Super funds seek more definitive carve-out
Superannuation funds are seeking a broader and more detailed carve-out from proposed new legislation aimed at curbing excessive use of debt deductions.
The Government has already proposed a carve-out for complying superannuation entities, but the Association of Superannuation Funds of Australia (ASFA) wants it to go further, particularly with respect to funds with wholly-owned investing holding entities.
In a submission filed with Treasury, ASFA said that under the proposed rules there continued to be a risk that wholly-owned investment holding entities could be brought into the thin capitalisation regime.
As well, it said that In relation to the concept of ‘wholly owned investment entities’, ASFA submitted that “this should extend not just to entities that are 100% owned by a particular complying superannuation entity, but also to entities where 100% of the ownership interests of the entity are held by one or more complying superannuation entities”.

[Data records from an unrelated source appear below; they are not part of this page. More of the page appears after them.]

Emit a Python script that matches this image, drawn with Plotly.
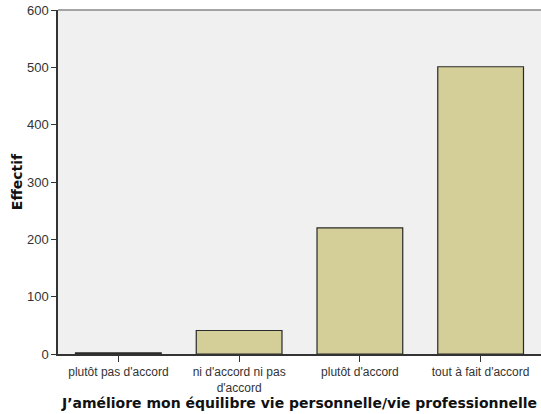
import plotly.graph_objects as go

categories = ["plutôt pas d'accord", "ni d'accord ni pas<br>d'accord", "plutôt d'accord", "tout à fait d'accord"]
counts = [2, 41, 220, 501]
y_ticks = [0, 100, 200, 300, 400, 500, 600]

fig = go.Figure()
fig.add_trace(go.Bar(
    x=categories, y=counts,
    width=0.71,
    marker=dict(color="#D4CF98", line=dict(color="#2a2a2a", width=1.2)),
    showlegend=False,
))

fig.update_layout(
    width=541, height=414,
    margin=dict(l=58, r=0, t=10, b=60, autoexpand=False),
    paper_bgcolor="white",
    plot_bgcolor="#F0F0F0",
    font=dict(family="Arial, Liberation Sans, sans-serif", color="#333333"),
    xaxis=dict(
        range=[-0.5, 3.5],
        automargin=False,
        showgrid=False,
        showline=True, linecolor="#333333", linewidth=1.5,
        ticks="outside", ticklen=6, tickcolor="#333333", tickwidth=1,
        tickfont=dict(size=12, color="#333333"),
        ticklabeloverflow="allow",
        title=dict(text="<b>J’améliore mon équilibre vie personnelle/vie professionnelle</b>",
                   font=dict(size=14, color="#111111", family="DejaVu Sans, Verdana, sans-serif"),
                   standoff=0),
        fixedrange=True,
    ),
    yaxis=dict(
        range=[0, 600],
        automargin=False,
        tickvals=y_ticks,
        showgrid=False, zeroline=False,
        showline=True, linecolor="#333333", linewidth=1.5,
        ticks="outside", ticklen=5, tickcolor="#333333", tickwidth=1,
        tickfont=dict(size=13, color="#333333"),
        ticklabeloverflow="allow",
        title=dict(text="<b>Effectif</b>",
                   font=dict(size=14, color="#111111", family="DejaVu Sans, Verdana, sans-serif"),
                   standoff=1),
        fixedrange=True,
    ),
)
fig.add_shape(type="line", xref="paper", yref="paper", x0=0, x1=1, y0=1, y1=1,
              line=dict(color="#888888", width=1.5))

fig.write_html("out.html", config={"displayModeBar": False},
               post_script="document.body.style.margin='0';")
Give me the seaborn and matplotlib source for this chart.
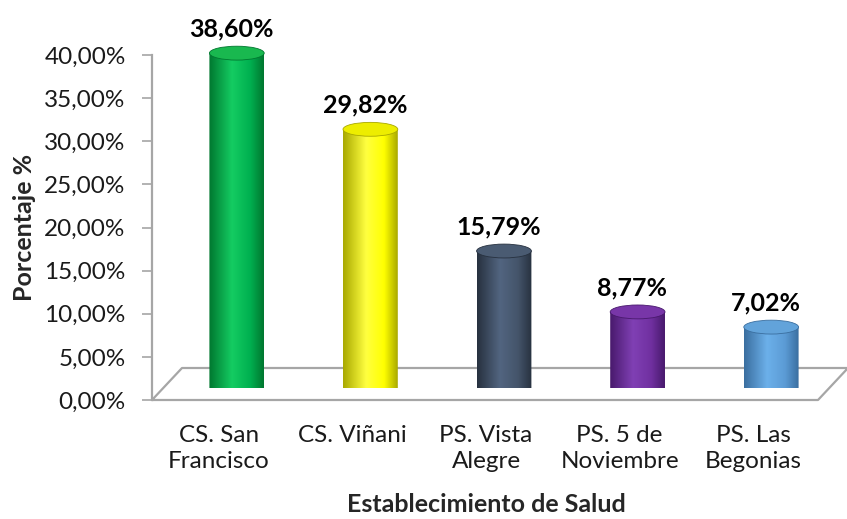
import numpy as np
import pandas as pd
import matplotlib
matplotlib.use("Agg")
import matplotlib.pyplot as plt
import seaborn as sns
from matplotlib.patches import Ellipse, PathPatch
from matplotlib.path import Path
from matplotlib.colors import LinearSegmentedColormap
from matplotlib.ticker import FuncFormatter

sns.set_theme(style="white")
plt.rcParams['font.family'] = ['Lato', 'DejaVu Sans']

# data
establecimientos = ["CS. San\nFrancisco", "CS. Viñani", "PS. Vista\nAlegre",
                    "PS. 5 de\nNoviembre", "PS. Las\nBegonias"]
porcentajes = [38.60, 29.82, 15.79, 8.77, 7.02]
y_ticks = [0, 5, 10, 15, 20, 25, 30, 35, 40]

# colours per bar: base, dark edge, highlight, top cap
base = ["#00B050", "#FFFF00", "#44546A", "#7030A0", "#5B9BD5"]
edge = ["#00772F", "#A8A800", "#27313F", "#48196C", "#3A6E9F"]
light = ["#14CC62", "#FFFF40", "#526580", "#8040B4", "#6CB0EA"]
cap = ["#19B84F", "#EDED00", "#4A5B72", "#7836A8", "#62A3DA"]

df = pd.DataFrame({"est": establecimientos, "pct": porcentajes})

W, H = 847, 519
fig = plt.figure(figsize=(W / 100, H / 100), dpi=100)


def px(x0, y0, x1, y1):
    return [x0 / W, 1 - y1 / H, (x1 - x0) / W, (y1 - y0) / H]


ax = fig.add_axes(px(152, 55, 820, 400))
ax2 = fig.add_axes(px(170, 41, 838, 388))  # bars sit a bit "deeper" in the 3D floor

grey = "#A6A6A6"

# floor of the 3D box
floor_x = [152, 818, 848, 182, 152]
floor_y = [400, 400, 368, 368, 400]
fig.add_artist(plt.Line2D([x / W for x in floor_x], [1 - y / H for y in floor_y],
                          color=grey, lw=1.6, zorder=0))

sns.barplot(data=df, x="est", y="pct", hue="est", palette=base, width=0.41,
            legend=False, ax=ax2, saturation=1)

eh = 1.6  # cap height in data units
for i, p in enumerate(list(ax2.patches)):
    x0, w, h = p.get_x(), p.get_width(), p.get_height()
    cx = x0 + w / 2
    t = np.linspace(np.pi, 2 * np.pi, 40)
    arc = np.column_stack([cx + w / 2 * np.cos(t), eh / 2 * np.sin(t)])
    verts = np.vstack([[x0, h], arc, [x0 + w, h], [x0, h]])
    codes = [Path.MOVETO] + [Path.LINETO] * (len(verts) - 2) + [Path.CLOSEPOLY]
    body = PathPatch(Path(verts, codes), facecolor="none", edgecolor="none")
    ax2.add_patch(body)
    p.set_visible(False)
    cmap = LinearSegmentedColormap.from_list(
        "c%d" % i, [(0, edge[i]), (0.42, light[i]), (0.75, base[i]), (1, edge[i])])
    grad = np.linspace(0, 1, 256).reshape(1, -1)
    im = ax2.imshow(grad, cmap=cmap, extent=[x0, x0 + w, -eh, h], aspect="auto",
                    zorder=2)
    im.set_clip_path(body)
    ax2.add_patch(Ellipse((cx, h), w, eh, facecolor=cap[i], edgecolor=edge[i],
                          lw=0.6, zorder=3))
    ax2.annotate(f"{porcentajes[i]:.2f}%".replace(".", ","), (cx, h),
                 xytext=(-4, 9), textcoords="offset points", ha="center",
                 va="bottom", fontsize=18, fontweight="bold", color="black")

for a in (ax, ax2):
    a.set_xlim(-0.5, 4.5)
    a.set_ylim(0, 40)
ax2.axis("off")
ax2.patch.set_visible(False)

ax.set_yticks(y_ticks)
ax.yaxis.set_major_formatter(FuncFormatter(lambda v, _: f"{v:.2f}%".replace(".", ",")))
ax.set_xticks(range(len(establecimientos)))
ax.set_xticklabels(establecimientos, fontsize=17.5, linespacing=1.3, color="#1a1a1a")
ax.tick_params(axis="y", labelsize=17.5, left=True, length=7, width=1.2,
               color=grey, pad=12, labelcolor="#1a1a1a")
ax.tick_params(axis="x", bottom=False, pad=12)
for s in ["top", "right", "bottom"]:
    ax.spines[s].set_visible(False)
ax.spines["left"].set_color(grey)
ax.spines["left"].set_linewidth(1.6)
ax.patch.set_visible(False)

ax.set_ylabel("Porcentaje %", fontsize=18, fontweight="bold")
ax.yaxis.set_label_coords(-0.173, 0.5)
ax.set_xlabel("Establecimiento de Salud", fontsize=18, fontweight="bold")
ax.xaxis.set_label_coords(0.5, -0.27)

fig.savefig("out.png", dpi=100)
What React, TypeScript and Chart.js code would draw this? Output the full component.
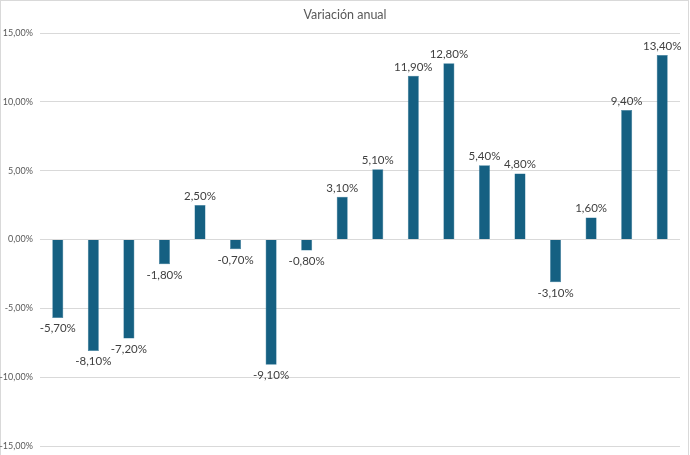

The submission said that it was sometimes the case that a small portion of a particular investment entity may be owned by non-qualifying entities – for example, self-managed superannuation funds or where there is ownership under management equity incentives.
“We submit that a ‘de minimus’ rule should apply, such that the carve-out would still apply if up to an agreed percentage of total ownership was held by non-qualifying entities.”
“This percentage could potentially align to either the 5% or 15% existing de minimus rules in the Pillar 2 Model Rules for Excluded Entities. That is:
- 5% subject to the holding entity operating exclusively or almost exclusively to hold assets or invest funds for the benefit of the complying superannuation entities or undertaking activities that are ancillary to those carried out by the complying superannuation entities; or
- 15% subject to the holding entity deriving substantially all its income from dividends or equity gains in relation to its portfolio investments.”